-------- AVAILABLE DATA

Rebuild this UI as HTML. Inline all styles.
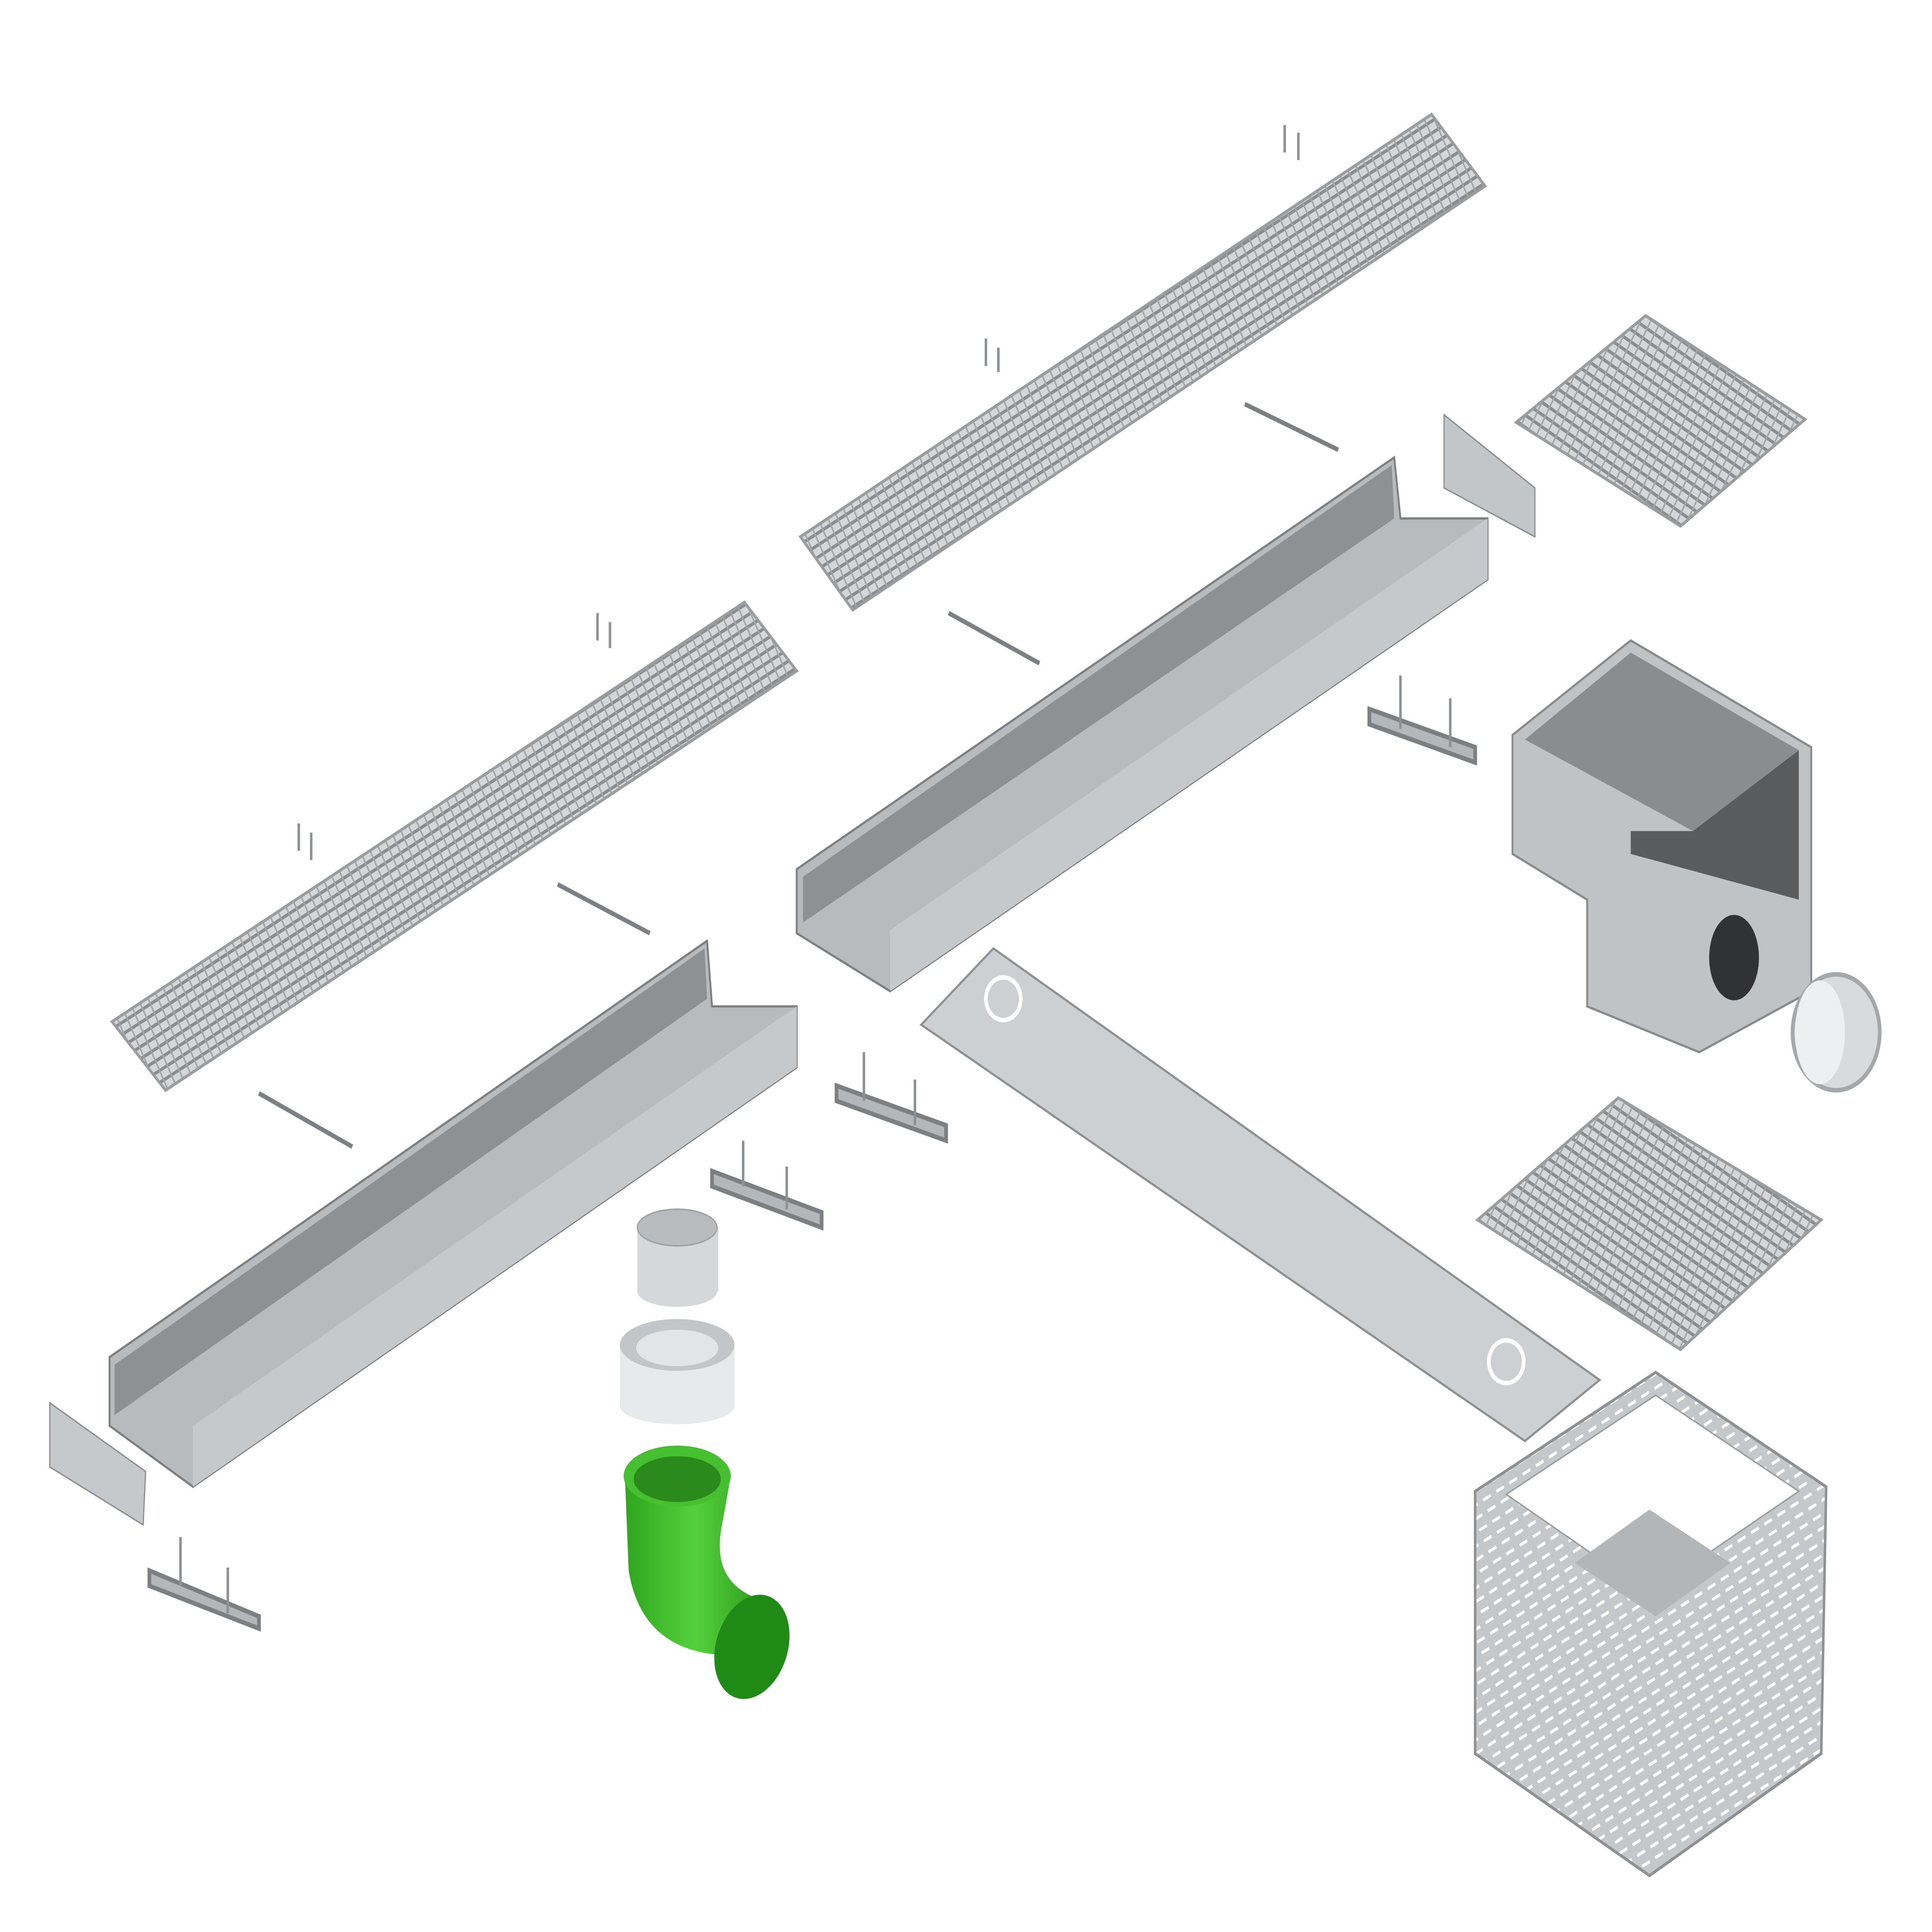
<!DOCTYPE html>
<html><head><meta charset="utf-8"><style>
html,body{margin:0;padding:0;background:#fff;width:100vw;height:100vh;overflow:hidden;}
svg{display:block;position:absolute;left:0;top:0;width:100vw;height:100vh;}
</style></head><body>
<svg viewBox="0 0 1552 1267" preserveAspectRatio="none" xmlns="http://www.w3.org/2000/svg">
<defs>
<pattern id="gr" width="7" height="7" patternUnits="userSpaceOnUse" patternTransform="rotate(-28)">
<rect width="7" height="7" fill="#d4d6d8"/>
<rect width="7" height="2.2" fill="#8a8d90"/>
<rect width="1.2" height="7" fill="#a3a6a9"/>
</pattern>
<pattern id="gr3" width="7" height="7" patternUnits="userSpaceOnUse" patternTransform="rotate(30)">
<rect width="7" height="7" fill="#d4d6d8"/>
<rect width="7" height="2.2" fill="#8a8d90"/>
<rect width="1.2" height="7" fill="#a3a6a9"/>
</pattern>
<pattern id="perf" width="12" height="8" patternUnits="userSpaceOnUse" patternTransform="rotate(-28)">
<rect width="12" height="8" fill="#c5c8ca"/>
<rect x="2" y="3" width="7" height="2" fill="#fff"/>
</pattern>
<linearGradient id="grn" x1="0" y1="0" x2="1" y2="0">
<stop offset="0" stop-color="#2fa61f"/><stop offset="0.5" stop-color="#55d03c"/><stop offset="1" stop-color="#2b9a1c"/>
</linearGradient>
</defs>
<polygon points="643,352 1150,75 1193,122 685,400" fill="url(#gr)" stroke="#9a9da0" stroke-width="2"/>
<polygon points="90,670 598,395 640,440 133,715" fill="url(#gr)" stroke="#9a9da0" stroke-width="2"/>
<polygon points="1218,277 1322,207 1450,275 1350,345" fill="url(#gr3)" stroke="#9a9da0" stroke-width="2"/>
<polygon points="1187,800 1300,720 1463,800 1350,885" fill="url(#gr3)" stroke="#9a9da0" stroke-width="2"/>

<polygon points="640,570 1120,300 1125,340 1195,340 1195,380 715,650 640,612" fill="#b8bbbe" stroke="#7d8083" stroke-width="1.5"/>
<polygon points="645,575 1118,305 1120,340 645,605" fill="#8e9194"/>
<polygon points="715,610 1195,340 1195,380 715,650" fill="#c6c9cb"/>
<polygon points="88,890 568,617 572,660 640,660 640,700 155,975 88,935" fill="#b8bbbe" stroke="#7d8083" stroke-width="1.5"/>
<polygon points="92,895 566,622 568,655 92,928" fill="#8e9194"/>
<polygon points="155,935 640,660 640,700 155,975" fill="#c6c9cb"/>

<polygon points="740,672 798,622 1285,905 1225,945" fill="#cdd0d2" stroke="#8e9194" stroke-width="1.5"/>
<circle cx="806" cy="655" r="14" fill="none" stroke="#fff" stroke-width="3"/>
<circle cx="1210" cy="893" r="14" fill="none" stroke="#fff" stroke-width="3"/>

<polygon points="1215,482 1310,420 1455,490 1455,650 1365,690 1275,660 1275,590 1215,560" fill="#c0c3c5" stroke="#888b8e" stroke-width="1.5"/>
<polygon points="1225,485 1310,428 1445,492 1360,545" fill="#8a8d90"/>
<polygon points="1310,545 1360,545 1445,492 1445,590 1310,560" fill="#2d2f31" opacity="0.7"/>
<ellipse cx="1393" cy="628" rx="20" ry="28" fill="#303234"/>
<ellipse cx="1475" cy="677" rx="35" ry="38" fill="#d8dadc" stroke="#a5a8ab" stroke-width="3"/>
<ellipse cx="1462" cy="677" rx="20" ry="34" fill="#eeeff0"/>

<polygon points="1185,978 1330,900 1467,975 1463,1150 1325,1230 1185,1150" fill="url(#perf)" stroke="#8e9194" stroke-width="2"/>
<polygon points="1210,980 1330,915 1445,978 1325,1045" fill="#fff" stroke="#9a9da0"/>
<polygon points="1265,1025 1325,990 1390,1025 1330,1060" fill="#b3b6b8"/>

<polygon points="1160,272 1233,320 1233,352 1160,320" fill="#c3c6c8" stroke="#8e9194"/>
<polygon points="40,920 117,965 115,1000 40,962" fill="#c6c9cb" stroke="#8e9194"/>

<g stroke="#7d8083" stroke-width="3" fill="#b4b7b9">
<polygon points="1100,465 1185,490 1185,500 1100,475"/>
<polygon points="672,712 760,738 760,748 672,722"/>
<polygon points="572,768 660,795 660,805 572,778"/>
<polygon points="120,1030 208,1060 208,1068 120,1040"/>
<line x1="1000" y1="265" x2="1075" y2="295"/>
<line x1="762" y1="402" x2="835" y2="435"/>
<line x1="448" y1="580" x2="522" y2="612"/>
<line x1="208" y1="717" x2="283" y2="752"/>
</g>
<g stroke="#8e9194" stroke-width="2">
<line x1="1125" y1="443" x2="1125" y2="478"/><line x1="1165" y1="458" x2="1165" y2="490"/>
<line x1="694" y1="690" x2="694" y2="722"/><line x1="735" y1="708" x2="735" y2="738"/>
<line x1="597" y1="748" x2="597" y2="778"/><line x1="632" y1="765" x2="632" y2="793"/>
<line x1="145" y1="1008" x2="145" y2="1040"/><line x1="183" y1="1028" x2="183" y2="1058"/>
<line x1="1032" y1="82" x2="1032" y2="100"/><line x1="1043" y1="87" x2="1043" y2="105"/>
<line x1="792" y1="222" x2="792" y2="240"/><line x1="802" y1="228" x2="802" y2="244"/>
<line x1="480" y1="402" x2="480" y2="420"/><line x1="490" y1="408" x2="490" y2="425"/>
<line x1="240" y1="540" x2="240" y2="558"/><line x1="250" y1="546" x2="250" y2="564"/>
</g>

<rect x="512" y="805" width="65" height="42" fill="#d5d7d9"/>
<ellipse cx="544" cy="847" rx="32" ry="10" fill="#d5d7d9"/>
<ellipse cx="544" cy="805" rx="32" ry="12" fill="#b9bcbe" stroke="#9fa2a5"/>
<rect x="498" y="880" width="92" height="42" fill="#e8e9ea"/>
<ellipse cx="544" cy="922" rx="46" ry="12" fill="#e8e9ea"/>
<ellipse cx="544" cy="882" rx="46" ry="17" fill="#c3c6c8"/>
<ellipse cx="544" cy="884" rx="33" ry="12" fill="#e3e4e5"/>

<path d="M502,968 L505,1030 Q515,1080 575,1085 L615,1050 Q570,1040 580,1000 L587,968 Z" fill="url(#grn)"/>
<ellipse cx="544" cy="968" rx="43" ry="20" fill="#46c030"/>
<ellipse cx="544" cy="970" rx="35" ry="15" fill="#2a8a1b"/>
<ellipse cx="604" cy="1080" rx="28" ry="36" transform="rotate(30 604 1080)" fill="#1f8a15"/>
</svg>
</body></html>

----------------

> _THE TASK_: Give every line back word for word and leave the pictures out.

> _WRITTEN ANSWER_:
Rebuild this UI as HTML. Inline all styles.
<!DOCTYPE html>
<html><head><meta charset="utf-8"><style>
html,body{margin:0;padding:0;background:#fff;width:100vw;height:100vh;overflow:hidden;}
svg{display:block;position:absolute;left:0;top:0;width:100vw;height:100vh;}
</style></head><body>
<svg viewBox="0 0 1552 1267" preserveAspectRatio="none" xmlns="http://www.w3.org/2000/svg">
<defs>
<pattern id="gr" width="7" height="7" patternUnits="userSpaceOnUse" patternTransform="rotate(-28)">
<rect width="7" height="7" fill="#d4d6d8"/>
<rect width="7" height="2.2" fill="#8a8d90"/>
<rect width="1.2" height="7" fill="#a3a6a9"/>
</pattern>
<pattern id="gr3" width="7" height="7" patternUnits="userSpaceOnUse" patternTransform="rotate(30)">
<rect width="7" height="7" fill="#d4d6d8"/>
<rect width="7" height="2.2" fill="#8a8d90"/>
<rect width="1.2" height="7" fill="#a3a6a9"/>
</pattern>
<pattern id="perf" width="12" height="8" patternUnits="userSpaceOnUse" patternTransform="rotate(-28)">
<rect width="12" height="8" fill="#c5c8ca"/>
<rect x="2" y="3" width="7" height="2" fill="#fff"/>
</pattern>
<linearGradient id="grn" x1="0" y1="0" x2="1" y2="0">
<stop offset="0" stop-color="#2fa61f"/><stop offset="0.5" stop-color="#55d03c"/><stop offset="1" stop-color="#2b9a1c"/>
</linearGradient>
</defs>
<polygon points="643,352 1150,75 1193,122 685,400" fill="url(#gr)" stroke="#9a9da0" stroke-width="2"/>
<polygon points="90,670 598,395 640,440 133,715" fill="url(#gr)" stroke="#9a9da0" stroke-width="2"/>
<polygon points="1218,277 1322,207 1450,275 1350,345" fill="url(#gr3)" stroke="#9a9da0" stroke-width="2"/>
<polygon points="1187,800 1300,720 1463,800 1350,885" fill="url(#gr3)" stroke="#9a9da0" stroke-width="2"/>

<polygon points="640,570 1120,300 1125,340 1195,340 1195,380 715,650 640,612" fill="#b8bbbe" stroke="#7d8083" stroke-width="1.5"/>
<polygon points="645,575 1118,305 1120,340 645,605" fill="#8e9194"/>
<polygon points="715,610 1195,340 1195,380 715,650" fill="#c6c9cb"/>
<polygon points="88,890 568,617 572,660 640,660 640,700 155,975 88,935" fill="#b8bbbe" stroke="#7d8083" stroke-width="1.5"/>
<polygon points="92,895 566,622 568,655 92,928" fill="#8e9194"/>
<polygon points="155,935 640,660 640,700 155,975" fill="#c6c9cb"/>

<polygon points="740,672 798,622 1285,905 1225,945" fill="#cdd0d2" stroke="#8e9194" stroke-width="1.5"/>
<circle cx="806" cy="655" r="14" fill="none" stroke="#fff" stroke-width="3"/>
<circle cx="1210" cy="893" r="14" fill="none" stroke="#fff" stroke-width="3"/>

<polygon points="1215,482 1310,420 1455,490 1455,650 1365,690 1275,660 1275,590 1215,560" fill="#c0c3c5" stroke="#888b8e" stroke-width="1.5"/>
<polygon points="1225,485 1310,428 1445,492 1360,545" fill="#8a8d90"/>
<polygon points="1310,545 1360,545 1445,492 1445,590 1310,560" fill="#2d2f31" opacity="0.7"/>
<ellipse cx="1393" cy="628" rx="20" ry="28" fill="#303234"/>
<ellipse cx="1475" cy="677" rx="35" ry="38" fill="#d8dadc" stroke="#a5a8ab" stroke-width="3"/>
<ellipse cx="1462" cy="677" rx="20" ry="34" fill="#eeeff0"/>

<polygon points="1185,978 1330,900 1467,975 1463,1150 1325,1230 1185,1150" fill="url(#perf)" stroke="#8e9194" stroke-width="2"/>
<polygon points="1210,980 1330,915 1445,978 1325,1045" fill="#fff" stroke="#9a9da0"/>
<polygon points="1265,1025 1325,990 1390,1025 1330,1060" fill="#b3b6b8"/>

<polygon points="1160,272 1233,320 1233,352 1160,320" fill="#c3c6c8" stroke="#8e9194"/>
<polygon points="40,920 117,965 115,1000 40,962" fill="#c6c9cb" stroke="#8e9194"/>

<g stroke="#7d8083" stroke-width="3" fill="#b4b7b9">
<polygon points="1100,465 1185,490 1185,500 1100,475"/>
<polygon points="672,712 760,738 760,748 672,722"/>
<polygon points="572,768 660,795 660,805 572,778"/>
<polygon points="120,1030 208,1060 208,1068 120,1040"/>
<line x1="1000" y1="265" x2="1075" y2="295"/>
<line x1="762" y1="402" x2="835" y2="435"/>
<line x1="448" y1="580" x2="522" y2="612"/>
<line x1="208" y1="717" x2="283" y2="752"/>
</g>
<g stroke="#8e9194" stroke-width="2">
<line x1="1125" y1="443" x2="1125" y2="478"/><line x1="1165" y1="458" x2="1165" y2="490"/>
<line x1="694" y1="690" x2="694" y2="722"/><line x1="735" y1="708" x2="735" y2="738"/>
<line x1="597" y1="748" x2="597" y2="778"/><line x1="632" y1="765" x2="632" y2="793"/>
<line x1="145" y1="1008" x2="145" y2="1040"/><line x1="183" y1="1028" x2="183" y2="1058"/>
<line x1="1032" y1="82" x2="1032" y2="100"/><line x1="1043" y1="87" x2="1043" y2="105"/>
<line x1="792" y1="222" x2="792" y2="240"/><line x1="802" y1="228" x2="802" y2="244"/>
<line x1="480" y1="402" x2="480" y2="420"/><line x1="490" y1="408" x2="490" y2="425"/>
<line x1="240" y1="540" x2="240" y2="558"/><line x1="250" y1="546" x2="250" y2="564"/>
</g>

<rect x="512" y="805" width="65" height="42" fill="#d5d7d9"/>
<ellipse cx="544" cy="847" rx="32" ry="10" fill="#d5d7d9"/>
<ellipse cx="544" cy="805" rx="32" ry="12" fill="#b9bcbe" stroke="#9fa2a5"/>
<rect x="498" y="880" width="92" height="42" fill="#e8e9ea"/>
<ellipse cx="544" cy="922" rx="46" ry="12" fill="#e8e9ea"/>
<ellipse cx="544" cy="882" rx="46" ry="17" fill="#c3c6c8"/>
<ellipse cx="544" cy="884" rx="33" ry="12" fill="#e3e4e5"/>

<path d="M502,968 L505,1030 Q515,1080 575,1085 L615,1050 Q570,1040 580,1000 L587,968 Z" fill="url(#grn)"/>
<ellipse cx="544" cy="968" rx="43" ry="20" fill="#46c030"/>
<ellipse cx="544" cy="970" rx="35" ry="15" fill="#2a8a1b"/>
<ellipse cx="604" cy="1080" rx="28" ry="36" transform="rotate(30 604 1080)" fill="#1f8a15"/>
</svg>
</body></html>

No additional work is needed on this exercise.